- _INSTRUCTIONS TO FOLLOW_
From the first line of the data below through the line holding "import plotly.graph_objects as go", output each line exactly and leave the pictures out.

- _RECORDED INFORMATION_
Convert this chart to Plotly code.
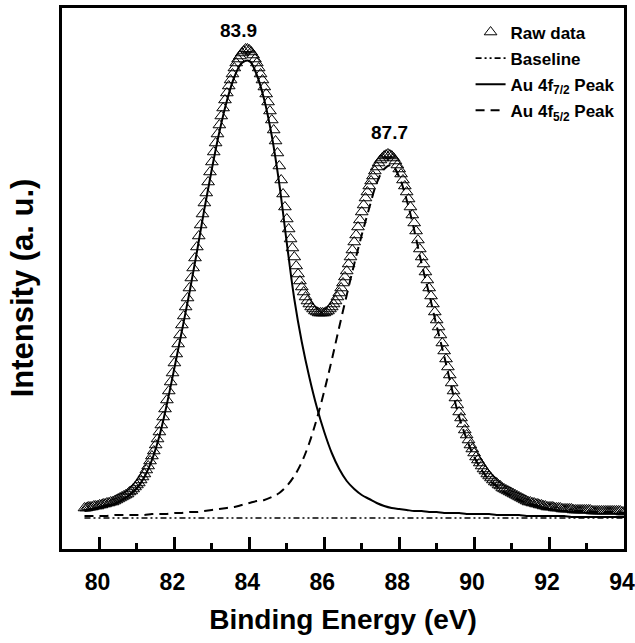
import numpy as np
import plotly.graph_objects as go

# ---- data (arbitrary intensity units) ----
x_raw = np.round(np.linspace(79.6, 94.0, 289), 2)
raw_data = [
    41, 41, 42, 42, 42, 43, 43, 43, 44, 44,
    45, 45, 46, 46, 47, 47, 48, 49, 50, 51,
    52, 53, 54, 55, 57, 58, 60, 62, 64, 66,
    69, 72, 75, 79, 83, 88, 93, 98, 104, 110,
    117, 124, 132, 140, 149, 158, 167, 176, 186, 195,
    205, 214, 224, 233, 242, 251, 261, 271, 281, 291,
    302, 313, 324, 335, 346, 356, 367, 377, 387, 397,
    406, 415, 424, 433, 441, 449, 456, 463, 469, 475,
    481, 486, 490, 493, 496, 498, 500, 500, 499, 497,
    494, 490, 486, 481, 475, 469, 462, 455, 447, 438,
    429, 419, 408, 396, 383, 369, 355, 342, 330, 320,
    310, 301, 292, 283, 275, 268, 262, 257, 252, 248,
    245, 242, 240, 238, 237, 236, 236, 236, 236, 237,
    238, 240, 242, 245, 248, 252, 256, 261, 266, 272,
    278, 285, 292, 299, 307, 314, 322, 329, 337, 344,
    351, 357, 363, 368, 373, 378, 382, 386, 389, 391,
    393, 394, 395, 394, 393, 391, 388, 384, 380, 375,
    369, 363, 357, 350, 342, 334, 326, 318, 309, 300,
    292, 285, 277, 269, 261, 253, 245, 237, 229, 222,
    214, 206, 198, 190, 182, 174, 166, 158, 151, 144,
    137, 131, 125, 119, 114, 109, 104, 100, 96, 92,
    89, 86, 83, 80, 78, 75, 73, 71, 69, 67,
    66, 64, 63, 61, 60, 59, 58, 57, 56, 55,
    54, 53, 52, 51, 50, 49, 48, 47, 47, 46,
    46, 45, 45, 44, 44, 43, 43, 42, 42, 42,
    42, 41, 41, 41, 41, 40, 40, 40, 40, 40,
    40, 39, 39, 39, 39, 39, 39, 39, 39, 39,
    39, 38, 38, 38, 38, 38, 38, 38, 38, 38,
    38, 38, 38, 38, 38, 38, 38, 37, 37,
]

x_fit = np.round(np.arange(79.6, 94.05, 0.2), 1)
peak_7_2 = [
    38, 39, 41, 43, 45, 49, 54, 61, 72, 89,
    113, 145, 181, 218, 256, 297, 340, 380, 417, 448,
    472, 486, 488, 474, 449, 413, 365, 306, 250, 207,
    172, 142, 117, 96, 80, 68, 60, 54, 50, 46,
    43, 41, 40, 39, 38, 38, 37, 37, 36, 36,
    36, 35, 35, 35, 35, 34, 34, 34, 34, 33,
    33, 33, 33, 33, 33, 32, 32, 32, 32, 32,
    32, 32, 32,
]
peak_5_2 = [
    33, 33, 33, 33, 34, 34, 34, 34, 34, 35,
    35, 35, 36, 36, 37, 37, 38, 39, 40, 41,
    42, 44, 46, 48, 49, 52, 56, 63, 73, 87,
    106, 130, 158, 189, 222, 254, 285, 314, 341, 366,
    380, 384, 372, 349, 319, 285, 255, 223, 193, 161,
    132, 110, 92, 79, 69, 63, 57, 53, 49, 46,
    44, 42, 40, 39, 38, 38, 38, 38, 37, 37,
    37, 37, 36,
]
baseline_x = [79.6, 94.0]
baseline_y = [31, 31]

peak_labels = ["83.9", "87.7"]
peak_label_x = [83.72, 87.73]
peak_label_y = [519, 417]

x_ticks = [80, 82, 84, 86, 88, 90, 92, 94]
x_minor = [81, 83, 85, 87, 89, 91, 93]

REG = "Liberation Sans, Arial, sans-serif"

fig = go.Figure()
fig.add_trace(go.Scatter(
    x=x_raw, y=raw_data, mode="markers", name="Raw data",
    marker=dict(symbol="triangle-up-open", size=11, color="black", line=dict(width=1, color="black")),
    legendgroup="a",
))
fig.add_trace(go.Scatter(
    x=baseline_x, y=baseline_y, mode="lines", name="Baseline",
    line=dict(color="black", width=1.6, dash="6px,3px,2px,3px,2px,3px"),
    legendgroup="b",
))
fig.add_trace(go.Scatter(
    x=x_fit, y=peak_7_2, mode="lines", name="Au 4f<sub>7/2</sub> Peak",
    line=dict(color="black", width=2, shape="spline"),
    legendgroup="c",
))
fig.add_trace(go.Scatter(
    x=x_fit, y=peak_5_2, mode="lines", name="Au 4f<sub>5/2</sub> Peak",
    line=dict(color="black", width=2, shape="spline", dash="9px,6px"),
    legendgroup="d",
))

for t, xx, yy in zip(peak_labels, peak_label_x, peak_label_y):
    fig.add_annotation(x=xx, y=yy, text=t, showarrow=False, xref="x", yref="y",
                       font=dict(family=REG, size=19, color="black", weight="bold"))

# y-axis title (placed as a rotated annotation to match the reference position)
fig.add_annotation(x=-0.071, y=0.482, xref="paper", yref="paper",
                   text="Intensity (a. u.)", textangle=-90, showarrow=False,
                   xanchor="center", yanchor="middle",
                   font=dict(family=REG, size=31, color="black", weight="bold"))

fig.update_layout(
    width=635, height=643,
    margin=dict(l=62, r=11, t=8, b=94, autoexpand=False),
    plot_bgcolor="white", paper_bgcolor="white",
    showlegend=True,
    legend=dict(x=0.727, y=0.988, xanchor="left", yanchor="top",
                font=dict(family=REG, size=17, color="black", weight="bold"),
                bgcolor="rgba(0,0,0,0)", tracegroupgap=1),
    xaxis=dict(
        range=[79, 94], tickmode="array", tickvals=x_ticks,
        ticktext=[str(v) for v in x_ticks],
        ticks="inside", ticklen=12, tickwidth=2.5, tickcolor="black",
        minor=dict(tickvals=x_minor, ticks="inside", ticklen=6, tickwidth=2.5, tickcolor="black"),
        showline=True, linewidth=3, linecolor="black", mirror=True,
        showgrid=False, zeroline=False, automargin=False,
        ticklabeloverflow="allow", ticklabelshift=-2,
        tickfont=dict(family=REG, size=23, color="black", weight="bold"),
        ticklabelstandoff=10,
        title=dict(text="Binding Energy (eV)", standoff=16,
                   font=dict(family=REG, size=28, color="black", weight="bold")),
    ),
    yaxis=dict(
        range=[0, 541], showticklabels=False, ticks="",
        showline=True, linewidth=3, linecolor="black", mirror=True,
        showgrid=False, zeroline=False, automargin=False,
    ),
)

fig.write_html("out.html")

- _ANSWER TO THIS TASK_
Convert this chart to Plotly code.
import numpy as np
import plotly.graph_objects as go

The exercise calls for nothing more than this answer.